Exercise goal
Pictures stay out. Extract the lines below from the first one through the line with "from matplotlib.patches import Rectangle", both included.

Source code of charts:
* BEGIN *

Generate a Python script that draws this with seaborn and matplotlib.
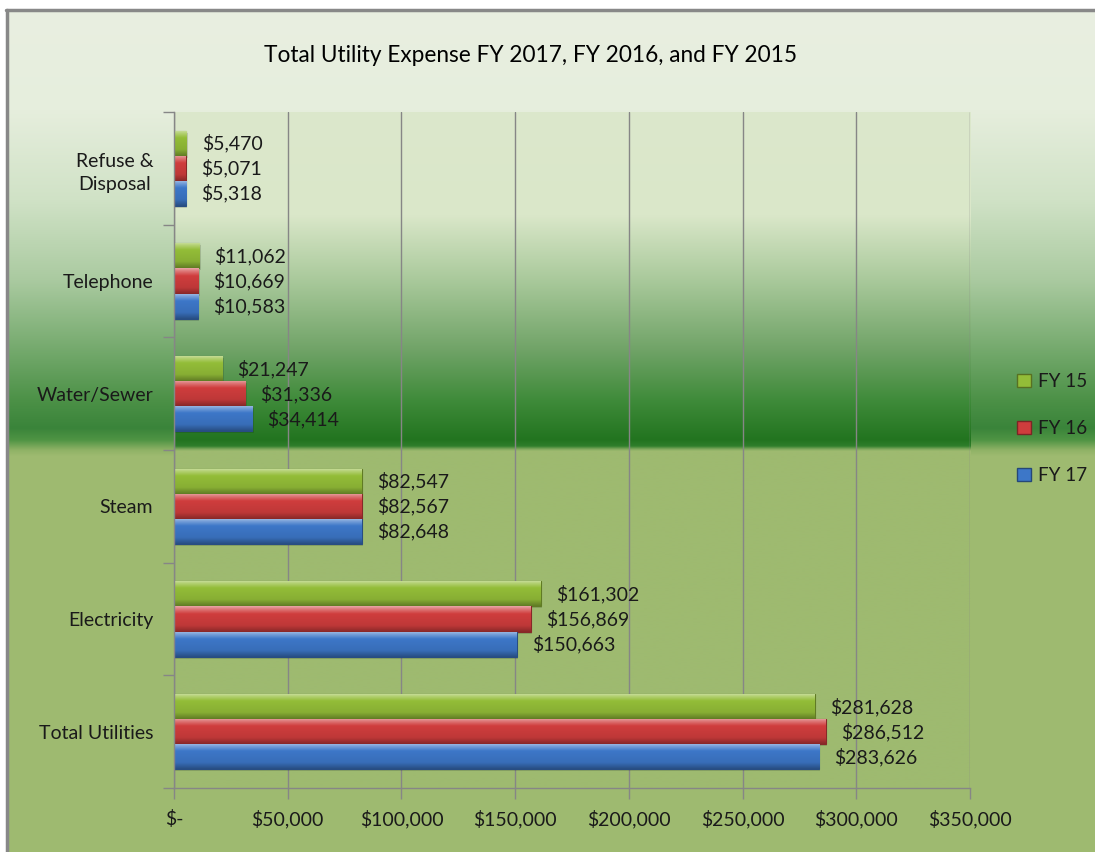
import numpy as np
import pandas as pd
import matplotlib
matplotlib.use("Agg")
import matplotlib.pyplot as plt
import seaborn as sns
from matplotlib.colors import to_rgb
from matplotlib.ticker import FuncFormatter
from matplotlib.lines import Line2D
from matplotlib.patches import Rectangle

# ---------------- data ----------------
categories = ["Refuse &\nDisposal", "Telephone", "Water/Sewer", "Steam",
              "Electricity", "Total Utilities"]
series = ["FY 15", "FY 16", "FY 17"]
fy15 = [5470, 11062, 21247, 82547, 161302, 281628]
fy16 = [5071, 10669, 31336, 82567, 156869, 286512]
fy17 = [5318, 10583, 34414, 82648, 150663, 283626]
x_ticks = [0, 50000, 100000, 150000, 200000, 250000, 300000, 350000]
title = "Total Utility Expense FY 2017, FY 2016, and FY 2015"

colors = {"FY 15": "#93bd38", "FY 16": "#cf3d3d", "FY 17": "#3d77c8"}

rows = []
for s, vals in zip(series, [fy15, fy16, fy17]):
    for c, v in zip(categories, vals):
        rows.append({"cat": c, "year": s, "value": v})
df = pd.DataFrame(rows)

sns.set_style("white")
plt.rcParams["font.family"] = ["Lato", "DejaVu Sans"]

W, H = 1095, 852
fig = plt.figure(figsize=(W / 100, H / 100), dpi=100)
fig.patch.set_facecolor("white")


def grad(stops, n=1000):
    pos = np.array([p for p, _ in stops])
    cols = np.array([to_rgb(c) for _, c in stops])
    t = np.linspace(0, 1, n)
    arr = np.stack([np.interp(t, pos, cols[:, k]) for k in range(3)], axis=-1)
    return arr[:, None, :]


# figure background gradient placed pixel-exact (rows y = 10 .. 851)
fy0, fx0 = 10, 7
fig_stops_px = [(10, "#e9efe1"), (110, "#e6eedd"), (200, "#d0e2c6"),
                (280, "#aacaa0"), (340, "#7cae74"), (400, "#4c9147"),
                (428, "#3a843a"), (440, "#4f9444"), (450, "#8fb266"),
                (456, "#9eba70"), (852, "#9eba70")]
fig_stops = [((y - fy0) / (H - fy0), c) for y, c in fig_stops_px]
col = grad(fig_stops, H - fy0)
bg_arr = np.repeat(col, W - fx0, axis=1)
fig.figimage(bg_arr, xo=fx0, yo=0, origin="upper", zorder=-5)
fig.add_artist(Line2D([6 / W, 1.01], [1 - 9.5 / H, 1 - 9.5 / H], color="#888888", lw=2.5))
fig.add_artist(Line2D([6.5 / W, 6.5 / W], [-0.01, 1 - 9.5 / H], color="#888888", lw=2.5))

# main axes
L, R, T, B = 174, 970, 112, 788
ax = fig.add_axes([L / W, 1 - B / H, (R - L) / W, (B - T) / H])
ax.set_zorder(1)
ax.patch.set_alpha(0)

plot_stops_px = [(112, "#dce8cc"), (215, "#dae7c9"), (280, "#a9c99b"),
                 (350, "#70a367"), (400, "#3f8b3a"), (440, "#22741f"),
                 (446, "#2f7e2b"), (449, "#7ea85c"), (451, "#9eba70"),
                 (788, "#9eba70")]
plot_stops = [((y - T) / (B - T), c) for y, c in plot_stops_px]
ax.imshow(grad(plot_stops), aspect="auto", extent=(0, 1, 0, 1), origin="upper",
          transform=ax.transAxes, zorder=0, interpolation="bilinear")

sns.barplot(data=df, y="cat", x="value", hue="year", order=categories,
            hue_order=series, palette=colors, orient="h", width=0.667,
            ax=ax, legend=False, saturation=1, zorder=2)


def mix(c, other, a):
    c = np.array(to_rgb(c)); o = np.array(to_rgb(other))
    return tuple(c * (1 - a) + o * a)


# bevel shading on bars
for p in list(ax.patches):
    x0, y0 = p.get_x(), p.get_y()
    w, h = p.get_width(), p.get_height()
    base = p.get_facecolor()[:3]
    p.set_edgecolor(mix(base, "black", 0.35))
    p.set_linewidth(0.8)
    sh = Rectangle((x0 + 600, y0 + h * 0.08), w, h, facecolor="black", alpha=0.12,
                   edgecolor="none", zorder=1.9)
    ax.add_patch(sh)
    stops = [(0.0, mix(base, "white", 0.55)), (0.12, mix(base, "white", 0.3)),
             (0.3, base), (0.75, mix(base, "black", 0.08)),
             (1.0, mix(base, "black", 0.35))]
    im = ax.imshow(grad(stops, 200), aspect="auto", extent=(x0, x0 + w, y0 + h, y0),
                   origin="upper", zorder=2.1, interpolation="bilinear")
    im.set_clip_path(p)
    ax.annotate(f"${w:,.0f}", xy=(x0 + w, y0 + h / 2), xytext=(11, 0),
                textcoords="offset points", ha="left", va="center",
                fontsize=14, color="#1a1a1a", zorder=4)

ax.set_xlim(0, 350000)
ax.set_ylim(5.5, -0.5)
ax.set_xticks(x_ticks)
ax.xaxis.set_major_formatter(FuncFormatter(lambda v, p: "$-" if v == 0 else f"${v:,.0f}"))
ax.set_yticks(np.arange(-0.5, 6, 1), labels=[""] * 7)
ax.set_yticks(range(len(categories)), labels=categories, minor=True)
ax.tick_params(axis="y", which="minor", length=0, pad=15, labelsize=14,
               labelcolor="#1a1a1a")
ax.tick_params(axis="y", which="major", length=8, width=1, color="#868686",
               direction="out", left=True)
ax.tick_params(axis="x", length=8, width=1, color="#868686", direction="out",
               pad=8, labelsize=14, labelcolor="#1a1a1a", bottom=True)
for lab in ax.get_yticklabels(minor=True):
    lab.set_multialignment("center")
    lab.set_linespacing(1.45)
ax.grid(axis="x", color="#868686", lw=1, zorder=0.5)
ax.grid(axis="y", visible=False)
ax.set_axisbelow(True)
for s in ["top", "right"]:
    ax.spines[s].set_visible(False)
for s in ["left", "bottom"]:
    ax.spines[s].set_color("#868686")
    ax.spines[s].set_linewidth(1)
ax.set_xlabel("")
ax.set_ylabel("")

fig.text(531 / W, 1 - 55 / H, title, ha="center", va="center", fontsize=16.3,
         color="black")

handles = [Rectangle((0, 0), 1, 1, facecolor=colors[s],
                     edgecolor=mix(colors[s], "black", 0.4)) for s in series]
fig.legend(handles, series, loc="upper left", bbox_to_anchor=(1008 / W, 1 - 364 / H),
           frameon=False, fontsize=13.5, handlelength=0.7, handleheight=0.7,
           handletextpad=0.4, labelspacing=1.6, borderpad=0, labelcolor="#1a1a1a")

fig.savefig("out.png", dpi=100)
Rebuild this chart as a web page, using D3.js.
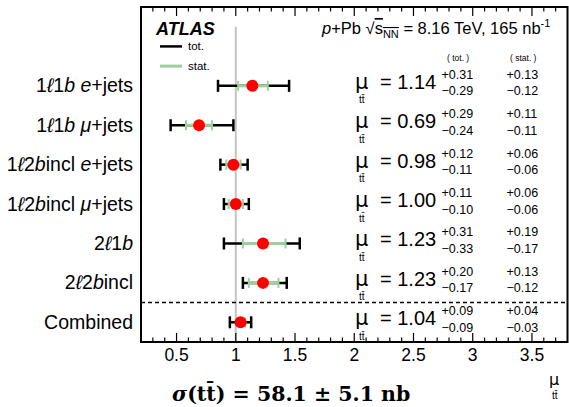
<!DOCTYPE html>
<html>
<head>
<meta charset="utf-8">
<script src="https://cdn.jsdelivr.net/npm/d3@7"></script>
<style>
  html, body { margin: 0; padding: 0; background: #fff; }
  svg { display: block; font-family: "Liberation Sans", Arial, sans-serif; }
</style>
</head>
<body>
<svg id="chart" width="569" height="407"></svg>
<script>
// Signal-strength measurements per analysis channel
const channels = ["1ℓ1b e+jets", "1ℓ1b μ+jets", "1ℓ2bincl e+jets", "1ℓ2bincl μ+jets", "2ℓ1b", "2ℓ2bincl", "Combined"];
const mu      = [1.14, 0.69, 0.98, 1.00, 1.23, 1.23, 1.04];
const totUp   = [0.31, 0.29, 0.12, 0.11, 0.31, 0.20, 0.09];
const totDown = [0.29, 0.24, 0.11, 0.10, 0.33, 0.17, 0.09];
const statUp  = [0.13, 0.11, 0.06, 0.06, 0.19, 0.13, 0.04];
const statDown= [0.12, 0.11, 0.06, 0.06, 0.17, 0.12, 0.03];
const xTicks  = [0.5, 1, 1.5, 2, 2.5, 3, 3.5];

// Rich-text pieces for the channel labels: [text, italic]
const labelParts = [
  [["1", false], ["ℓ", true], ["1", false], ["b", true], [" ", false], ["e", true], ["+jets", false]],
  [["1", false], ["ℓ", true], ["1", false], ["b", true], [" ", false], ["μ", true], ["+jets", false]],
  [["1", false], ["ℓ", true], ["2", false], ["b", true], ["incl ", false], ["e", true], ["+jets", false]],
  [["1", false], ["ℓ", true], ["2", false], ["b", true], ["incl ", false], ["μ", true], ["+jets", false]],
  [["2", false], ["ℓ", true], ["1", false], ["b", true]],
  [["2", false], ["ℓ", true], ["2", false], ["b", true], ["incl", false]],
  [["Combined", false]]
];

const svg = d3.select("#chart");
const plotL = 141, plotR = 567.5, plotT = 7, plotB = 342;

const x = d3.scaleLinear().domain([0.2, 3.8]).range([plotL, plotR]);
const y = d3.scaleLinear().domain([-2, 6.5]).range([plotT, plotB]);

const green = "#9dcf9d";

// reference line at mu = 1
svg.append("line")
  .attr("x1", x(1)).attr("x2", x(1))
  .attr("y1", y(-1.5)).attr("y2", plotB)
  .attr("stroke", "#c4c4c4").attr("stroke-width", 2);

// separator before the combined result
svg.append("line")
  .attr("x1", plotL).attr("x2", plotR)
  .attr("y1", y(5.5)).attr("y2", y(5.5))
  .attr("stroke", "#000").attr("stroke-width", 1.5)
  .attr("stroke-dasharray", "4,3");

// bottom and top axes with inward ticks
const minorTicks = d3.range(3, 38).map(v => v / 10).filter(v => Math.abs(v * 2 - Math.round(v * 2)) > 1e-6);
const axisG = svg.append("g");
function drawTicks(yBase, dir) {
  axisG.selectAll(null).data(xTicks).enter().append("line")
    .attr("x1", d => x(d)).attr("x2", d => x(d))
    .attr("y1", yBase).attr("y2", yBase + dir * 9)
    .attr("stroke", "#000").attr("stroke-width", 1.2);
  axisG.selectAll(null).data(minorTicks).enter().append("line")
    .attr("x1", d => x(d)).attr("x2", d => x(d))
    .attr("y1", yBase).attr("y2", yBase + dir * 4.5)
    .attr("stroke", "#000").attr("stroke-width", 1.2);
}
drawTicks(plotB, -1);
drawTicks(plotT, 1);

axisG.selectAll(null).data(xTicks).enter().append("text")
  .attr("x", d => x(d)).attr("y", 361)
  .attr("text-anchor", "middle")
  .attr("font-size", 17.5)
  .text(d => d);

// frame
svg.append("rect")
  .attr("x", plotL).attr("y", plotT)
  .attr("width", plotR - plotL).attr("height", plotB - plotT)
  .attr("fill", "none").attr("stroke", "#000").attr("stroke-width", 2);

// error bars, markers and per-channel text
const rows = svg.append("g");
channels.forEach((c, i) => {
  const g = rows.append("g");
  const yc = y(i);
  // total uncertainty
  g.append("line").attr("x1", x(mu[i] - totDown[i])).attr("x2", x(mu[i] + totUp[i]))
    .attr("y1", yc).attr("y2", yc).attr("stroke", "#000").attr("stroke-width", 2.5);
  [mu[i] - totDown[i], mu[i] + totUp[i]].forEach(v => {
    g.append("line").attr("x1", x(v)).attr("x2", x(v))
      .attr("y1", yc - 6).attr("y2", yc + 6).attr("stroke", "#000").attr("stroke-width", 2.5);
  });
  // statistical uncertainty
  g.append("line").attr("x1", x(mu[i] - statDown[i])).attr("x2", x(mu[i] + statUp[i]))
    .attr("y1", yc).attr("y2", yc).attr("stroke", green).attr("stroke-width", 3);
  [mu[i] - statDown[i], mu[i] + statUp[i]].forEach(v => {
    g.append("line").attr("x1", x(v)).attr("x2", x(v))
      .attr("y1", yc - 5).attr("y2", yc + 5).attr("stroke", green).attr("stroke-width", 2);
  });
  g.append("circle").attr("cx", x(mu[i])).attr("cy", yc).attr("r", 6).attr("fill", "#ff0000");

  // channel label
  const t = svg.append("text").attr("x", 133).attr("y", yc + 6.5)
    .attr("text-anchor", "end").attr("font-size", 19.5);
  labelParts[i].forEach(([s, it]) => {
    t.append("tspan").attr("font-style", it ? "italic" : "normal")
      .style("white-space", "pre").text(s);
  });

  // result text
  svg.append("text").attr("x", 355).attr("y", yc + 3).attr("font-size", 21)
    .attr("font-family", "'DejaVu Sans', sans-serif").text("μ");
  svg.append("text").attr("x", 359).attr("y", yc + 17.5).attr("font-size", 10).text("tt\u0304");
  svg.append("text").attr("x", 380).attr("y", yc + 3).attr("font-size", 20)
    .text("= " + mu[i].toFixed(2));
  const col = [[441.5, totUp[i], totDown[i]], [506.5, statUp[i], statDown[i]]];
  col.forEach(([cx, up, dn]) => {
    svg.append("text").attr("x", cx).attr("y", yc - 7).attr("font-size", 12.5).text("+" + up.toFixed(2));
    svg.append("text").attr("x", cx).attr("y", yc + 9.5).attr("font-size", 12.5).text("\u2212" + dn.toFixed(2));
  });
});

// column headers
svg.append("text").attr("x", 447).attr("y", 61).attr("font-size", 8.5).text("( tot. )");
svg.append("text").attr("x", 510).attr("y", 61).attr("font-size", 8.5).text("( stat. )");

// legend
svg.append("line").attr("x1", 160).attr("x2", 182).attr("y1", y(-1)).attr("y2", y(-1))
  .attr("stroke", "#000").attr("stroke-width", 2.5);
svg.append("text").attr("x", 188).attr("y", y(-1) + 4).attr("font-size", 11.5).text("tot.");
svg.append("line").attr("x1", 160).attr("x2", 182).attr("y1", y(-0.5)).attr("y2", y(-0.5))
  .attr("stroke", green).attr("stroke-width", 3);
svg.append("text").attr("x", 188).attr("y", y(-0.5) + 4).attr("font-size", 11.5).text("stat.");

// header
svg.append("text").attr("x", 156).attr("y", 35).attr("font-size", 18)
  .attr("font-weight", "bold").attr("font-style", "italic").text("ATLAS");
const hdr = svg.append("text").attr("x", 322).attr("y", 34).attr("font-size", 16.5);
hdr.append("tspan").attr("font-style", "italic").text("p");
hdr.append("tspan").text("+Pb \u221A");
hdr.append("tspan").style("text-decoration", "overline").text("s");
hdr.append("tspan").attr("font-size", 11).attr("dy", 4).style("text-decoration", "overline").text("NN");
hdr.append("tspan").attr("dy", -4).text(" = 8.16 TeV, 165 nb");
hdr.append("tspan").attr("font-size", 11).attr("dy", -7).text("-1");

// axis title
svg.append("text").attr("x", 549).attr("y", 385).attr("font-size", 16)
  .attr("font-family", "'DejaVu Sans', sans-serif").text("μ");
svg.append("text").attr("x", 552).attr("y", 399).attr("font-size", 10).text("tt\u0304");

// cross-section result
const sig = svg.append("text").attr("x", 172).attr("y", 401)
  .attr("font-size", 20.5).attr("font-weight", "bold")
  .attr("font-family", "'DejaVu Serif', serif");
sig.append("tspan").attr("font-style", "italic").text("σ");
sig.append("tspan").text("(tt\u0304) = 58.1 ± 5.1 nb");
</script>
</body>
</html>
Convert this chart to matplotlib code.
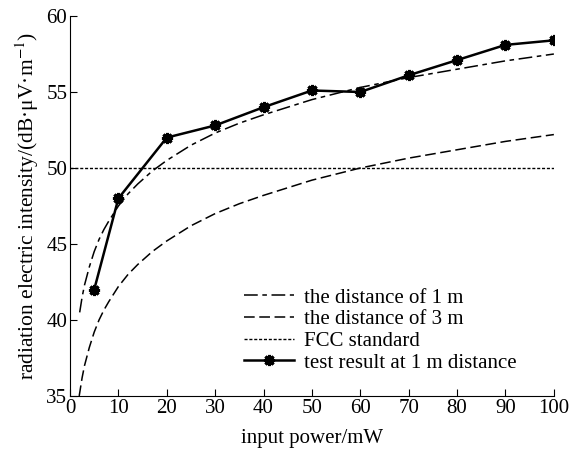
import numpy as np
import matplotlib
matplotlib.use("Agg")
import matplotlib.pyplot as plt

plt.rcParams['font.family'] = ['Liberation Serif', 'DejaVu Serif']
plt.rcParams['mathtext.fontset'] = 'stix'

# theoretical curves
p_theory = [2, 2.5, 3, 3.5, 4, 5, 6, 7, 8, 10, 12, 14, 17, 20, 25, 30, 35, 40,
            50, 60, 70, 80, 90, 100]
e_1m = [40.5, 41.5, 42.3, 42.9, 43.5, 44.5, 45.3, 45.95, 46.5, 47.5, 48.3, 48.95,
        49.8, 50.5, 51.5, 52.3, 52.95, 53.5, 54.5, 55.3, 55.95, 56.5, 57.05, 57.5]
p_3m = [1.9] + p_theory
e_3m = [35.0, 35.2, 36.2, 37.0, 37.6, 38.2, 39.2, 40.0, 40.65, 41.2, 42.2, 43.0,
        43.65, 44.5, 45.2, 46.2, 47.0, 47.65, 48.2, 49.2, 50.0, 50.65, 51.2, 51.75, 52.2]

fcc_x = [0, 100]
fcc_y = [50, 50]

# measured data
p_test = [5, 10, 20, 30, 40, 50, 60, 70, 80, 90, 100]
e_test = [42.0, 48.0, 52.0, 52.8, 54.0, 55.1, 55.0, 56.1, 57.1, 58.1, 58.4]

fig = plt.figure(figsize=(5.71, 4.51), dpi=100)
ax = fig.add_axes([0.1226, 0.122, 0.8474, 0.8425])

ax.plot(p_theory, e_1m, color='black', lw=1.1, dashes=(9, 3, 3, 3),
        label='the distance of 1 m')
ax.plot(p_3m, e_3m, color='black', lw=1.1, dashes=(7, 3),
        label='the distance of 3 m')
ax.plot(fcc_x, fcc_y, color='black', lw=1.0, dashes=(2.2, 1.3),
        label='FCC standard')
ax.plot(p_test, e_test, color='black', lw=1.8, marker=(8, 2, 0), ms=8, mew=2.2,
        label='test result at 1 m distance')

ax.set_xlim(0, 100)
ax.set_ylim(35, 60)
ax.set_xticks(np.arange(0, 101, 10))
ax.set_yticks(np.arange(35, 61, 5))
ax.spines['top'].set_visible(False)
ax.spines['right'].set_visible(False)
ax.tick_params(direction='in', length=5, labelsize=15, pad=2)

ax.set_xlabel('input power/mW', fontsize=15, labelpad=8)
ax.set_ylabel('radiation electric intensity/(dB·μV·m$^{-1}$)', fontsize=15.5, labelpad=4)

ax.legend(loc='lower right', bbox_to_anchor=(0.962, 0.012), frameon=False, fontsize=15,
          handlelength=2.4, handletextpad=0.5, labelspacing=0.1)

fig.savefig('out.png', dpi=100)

* END *

Result of the task
Generate a Python script that draws this with seaborn and matplotlib.
import numpy as np
import pandas as pd
import matplotlib
matplotlib.use("Agg")
import matplotlib.pyplot as plt
import seaborn as sns
from matplotlib.colors import to_rgb
from matplotlib.ticker import FuncFormatter
from matplotlib.lines import Line2D
from matplotlib.patches import Rectangle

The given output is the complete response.